The Terak was an interesting machine:

> _The Terak 8510 /a of 1976 or 1977 was among the first desktop personal
> computers with a bitmap graphics display. It was a desktop workstation with
> an LSI-11 compatible processor, a graphical framebuffer, and a text mode
> with downloadable fonts. Despite the lack of a MMU, it was capable of
> running a stripped version of UNIX version 6. It was the first personal
> machine on which the UCSD p-System was widely used.[1] Various universities
> in the USA used it in the late 1970s and early 1980s to teach Pascal
> programming.

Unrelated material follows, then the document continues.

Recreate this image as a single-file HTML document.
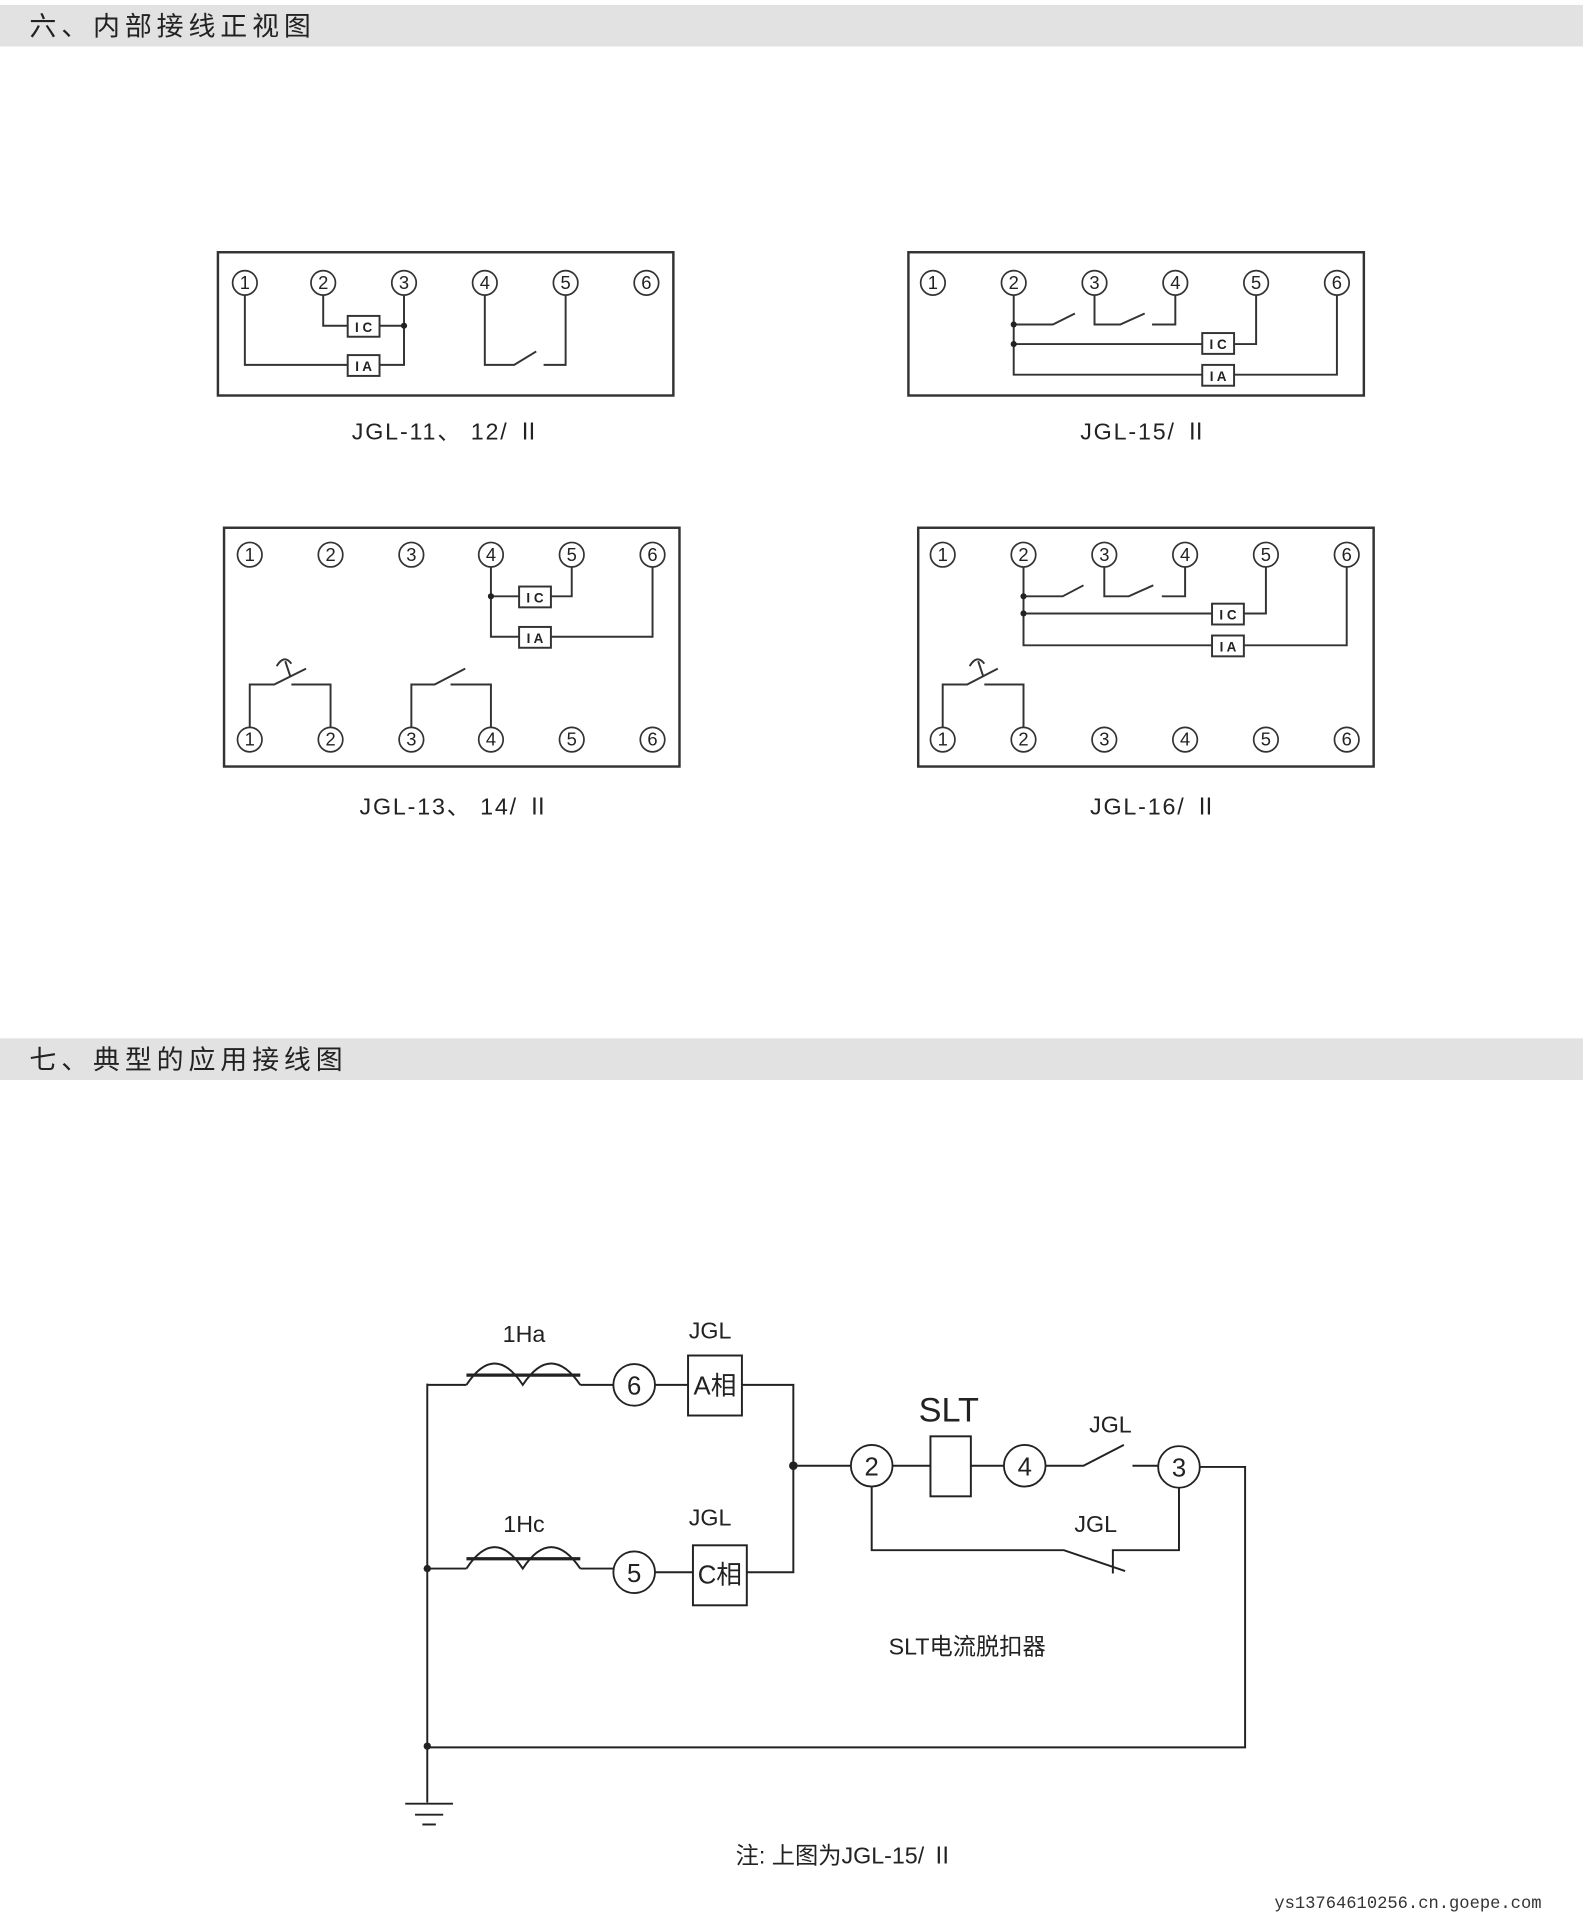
<!DOCTYPE html>
<html><head><meta charset="utf-8"><style>html,body{margin:0;padding:0;background:#fff}svg{display:block}</style></head><body>
<svg xmlns="http://www.w3.org/2000/svg" width="1583" height="1920" viewBox="0 0 1293 1568" preserveAspectRatio="none" font-family="Liberation Sans, Noto Sans CJK SC, sans-serif">
<rect x="0" y="4" width="1293" height="34" fill="#e2e2e2"/>
<text x="24" y="29" font-size="22" letter-spacing="4" fill="#222" font-family="Noto Sans CJK SC, sans-serif">六、内部接线正视图</text>
<rect x="0" y="848" width="1293" height="34" fill="#e2e2e2"/>
<text x="24" y="873" font-size="22" letter-spacing="4" fill="#222" font-family="Noto Sans CJK SC, sans-serif">七、典型的应用接线图</text>
<g fill="none" stroke="#333" stroke-width="1.6">
<rect x="178" y="206" width="372" height="117" stroke-width="2"/>
<polyline points="264,241 264,266 284,266"/><polyline points="310,266 330,266"/>
<polyline points="330,241 330,298 310,298"/><polyline points="200,241 200,298 284,298"/>
<rect x="284" y="258" width="26" height="17"/><rect x="284" y="290" width="26" height="17"/>
<polyline points="396,241 396,298 420,298 438,287"/><polyline points="444,298 462,298 462,241"/>
<rect x="742" y="206" width="372" height="117" stroke-width="2"/>
<polyline points="828,241 828,306 982,306"/><polyline points="828,265 860,265 878,256"/>
<polyline points="894,241 894,265 915,265 935,256"/><polyline points="941,265 960,265 960,241"/>
<polyline points="828,281 982,281"/><polyline points="1008,281 1026,281 1026,241"/>
<polyline points="1008,306 1092,306 1092,241"/>
<rect x="982" y="272" width="26" height="17"/><rect x="982" y="298" width="26" height="17"/>
<rect x="183" y="431" width="372" height="195" stroke-width="2"/>
<polyline points="401,463 401,520 424,520"/><polyline points="401,487 424,487"/>
<polyline points="450,487 467,487 467,463"/><polyline points="450,520 533,520 533,463"/>
<rect x="424" y="479" width="26" height="17"/><rect x="424" y="512" width="26" height="17"/>
<polyline points="204,594 204,559 224,559 250,546"/><polyline points="238,559 270,559 270,594"/>
<path d="M237,552 L233,540 M226,544 Q232,534 238,542"/>
<polyline points="336,594 336,559 355,559 380,546"/><polyline points="368,559 401,559 401,594"/>
<rect x="750" y="431" width="372" height="195" stroke-width="2"/>
<polyline points="836,463 836,527 990,527"/><polyline points="836,487 868,487 885,478"/>
<polyline points="902,463 902,487 922,487 942,478"/><polyline points="949,487 968,487 968,463"/>
<polyline points="836,501 990,501"/><polyline points="1016,501 1034,501 1034,463"/>
<polyline points="1016,527 1100,527 1100,463"/>
<rect x="990" y="493" width="26" height="17"/><rect x="990" y="519" width="26" height="17"/>
<polyline points="770,594 770,559 790,559 815,546"/><polyline points="804,559 836,559 836,594"/>
<path d="M803,552 L799,540 M792,544 Q798,534 804,542"/>
</g>
<g fill="#fff" stroke="#333" stroke-width="1.4">
<circle cx="200" cy="231" r="10"/><circle cx="264" cy="231" r="10"/><circle cx="330" cy="231" r="10"/><circle cx="396" cy="231" r="10"/><circle cx="462" cy="231" r="10"/><circle cx="528" cy="231" r="10"/>
<circle cx="762" cy="231" r="10"/><circle cx="828" cy="231" r="10"/><circle cx="894" cy="231" r="10"/><circle cx="960" cy="231" r="10"/><circle cx="1026" cy="231" r="10"/><circle cx="1092" cy="231" r="10"/>
<circle cx="204" cy="453" r="10"/><circle cx="270" cy="453" r="10"/><circle cx="336" cy="453" r="10"/><circle cx="401" cy="453" r="10"/><circle cx="467" cy="453" r="10"/><circle cx="533" cy="453" r="10"/>
<circle cx="204" cy="604" r="10"/><circle cx="270" cy="604" r="10"/><circle cx="336" cy="604" r="10"/><circle cx="401" cy="604" r="10"/><circle cx="467" cy="604" r="10"/><circle cx="533" cy="604" r="10"/>
<circle cx="770" cy="453" r="10"/><circle cx="836" cy="453" r="10"/><circle cx="902" cy="453" r="10"/><circle cx="968" cy="453" r="10"/><circle cx="1034" cy="453" r="10"/><circle cx="1100" cy="453" r="10"/>
<circle cx="770" cy="604" r="10"/><circle cx="836" cy="604" r="10"/><circle cx="902" cy="604" r="10"/><circle cx="968" cy="604" r="10"/><circle cx="1034" cy="604" r="10"/><circle cx="1100" cy="604" r="10"/>
</g>
<g font-size="15" text-anchor="middle" fill="#222">
<text x="200" y="236">1</text><text x="264" y="236">2</text><text x="330" y="236">3</text><text x="396" y="236">4</text><text x="462" y="236">5</text><text x="528" y="236">6</text>
<text x="762" y="236">1</text><text x="828" y="236">2</text><text x="894" y="236">3</text><text x="960" y="236">4</text><text x="1026" y="236">5</text><text x="1092" y="236">6</text>
<text x="204" y="458">1</text><text x="270" y="458">2</text><text x="336" y="458">3</text><text x="401" y="458">4</text><text x="467" y="458">5</text><text x="533" y="458">6</text>
<text x="204" y="609">1</text><text x="270" y="609">2</text><text x="336" y="609">3</text><text x="401" y="609">4</text><text x="467" y="609">5</text><text x="533" y="609">6</text>
<text x="770" y="458">1</text><text x="836" y="458">2</text><text x="902" y="458">3</text><text x="968" y="458">4</text><text x="1034" y="458">5</text><text x="1100" y="458">6</text>
<text x="770" y="609">1</text><text x="836" y="609">2</text><text x="902" y="609">3</text><text x="968" y="609">4</text><text x="1034" y="609">5</text><text x="1100" y="609">6</text>
</g>
<g font-size="11" font-weight="bold" text-anchor="middle" fill="#222">
<text x="297" y="271">I C</text><text x="297" y="303">I A</text>
<text x="995" y="285">I C</text><text x="995" y="311">I A</text>
<text x="437" y="492">I C</text><text x="437" y="525">I A</text>
<text x="1003" y="506">I C</text><text x="1003" y="532">I A</text>
</g>
<g fill="#222"><circle cx="330" cy="266" r="2.5"/><circle cx="828" cy="265" r="2.5"/><circle cx="828" cy="281" r="2.5"/><circle cx="401" cy="487" r="2.5"/><circle cx="836" cy="487" r="2.5"/><circle cx="836" cy="501" r="2.5"/></g>
<g font-size="19" fill="#222" text-anchor="middle" letter-spacing="1.5">
<text x="365" y="359">JGL-11、 12/ Ⅱ</text><text x="935" y="359">JGL-15/ Ⅱ</text>
<text x="372" y="665">JGL-13、 14/ Ⅱ</text><text x="943" y="665">JGL-16/ Ⅱ</text>
</g>
<g fill="none" stroke="#222" stroke-width="1.6">
<polyline points="349,1130 349,1472"/>
<polyline points="349,1131 381,1131"/><polyline points="474,1131 501,1131"/>
<line x1="381" y1="1123" x2="474" y2="1123" stroke-width="2.6"/>
<path d="M381,1131 Q404,1096 427,1131 Q450,1096 474,1131"/>
<polyline points="349,1281 381,1281"/><polyline points="474,1281 501,1281"/>
<line x1="381" y1="1273" x2="474" y2="1273" stroke-width="2.6"/>
<path d="M381,1281 Q404,1246 427,1281 Q450,1246 474,1281"/>
<line x1="535" y1="1131" x2="562" y2="1131"/><rect x="562" y="1107" width="44" height="49"/>
<polyline points="606,1131 648,1131 648,1284 610,1284"/>
<line x1="535" y1="1284" x2="566" y2="1284"/><rect x="566" y="1262" width="44" height="49"/>
<line x1="648" y1="1197" x2="695" y2="1197"/><line x1="729" y1="1197" x2="760" y2="1197"/>
<rect x="760" y="1173" width="33" height="49"/><line x1="793" y1="1197" x2="820" y2="1197"/>
<polyline points="854,1197 885,1197 918,1180"/><polyline points="925,1197 946,1197"/>
<polyline points="980,1198 1017,1198 1017,1427 349,1427"/>
<polyline points="712,1214 712,1266 869,1266 919,1283"/><polyline points="909,1285 909,1266 963,1266 963,1215"/>
<line x1="331" y1="1473" x2="370" y2="1473"/><line x1="339" y1="1482" x2="362" y2="1482"/><line x1="345" y1="1490" x2="356" y2="1490"/>
</g>
<g fill="#fff" stroke="#222" stroke-width="1.5">
<circle cx="518" cy="1131" r="17"/><circle cx="518" cy="1284" r="17"/><circle cx="712" cy="1197" r="17"/><circle cx="837" cy="1197" r="17"/><circle cx="963" cy="1198" r="17"/>
</g>
<g fill="#222"><circle cx="648" cy="1197" r="3.5"/><circle cx="349" cy="1281" r="3"/><circle cx="349" cy="1426" r="3"/></g>
<g font-size="21" fill="#222" text-anchor="middle">
<text x="518" y="1139">6</text><text x="518" y="1292">5</text><text x="712" y="1205">2</text><text x="837" y="1205">4</text><text x="963" y="1206">3</text>
<text x="584" y="1139">A相</text><text x="588" y="1293">C相</text>
<text x="428" y="1096" font-size="19">1Ha</text><text x="580" y="1093" font-size="19">JGL</text>
<text x="428" y="1251" font-size="19">1Hc</text><text x="580" y="1246" font-size="19">JGL</text>
<text x="775" y="1161" font-size="28">SLT</text>
<text x="907" y="1170" font-size="19">JGL</text><text x="895" y="1251" font-size="19">JGL</text>
<text x="790" y="1351" font-size="19">SLT电流脱扣器</text>
<text x="690" y="1522" font-size="19">注:  上图为JGL-15/ Ⅱ</text>
</g>
<text x="1150" y="1558" font-size="14" fill="#333" text-anchor="middle" font-family="Liberation Mono, monospace">ys13764610256.cn.goepe.com</text>
</svg>
</body></html>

It provided immediate graphic feedback from simple programs
> encouraging students to learn._[1]

Also, in those days, we were running Version 7 Unix on a PDP 11/45, which
supported several concurrent users in what would now be an unimaginably tiny
256K of RAM.

[1]
[https://en.wikipedia.org/wiki/Terak_8510/a](https://en.wikipedia.org/wiki/Terak_8510/a)

------
fortran77
While today's code does a lot more, and has to deal with everything from
internationalization to accessibility, I have to believe that we (I was around
programming in those days!) were better at computer programming back when
computers had memory measured in kilobytes than we are today.

I still take on jobs to do embedded programming in assembly language on PIC or
similar processors and my clients are usually amazed at what can be done in
tiny amounts of code.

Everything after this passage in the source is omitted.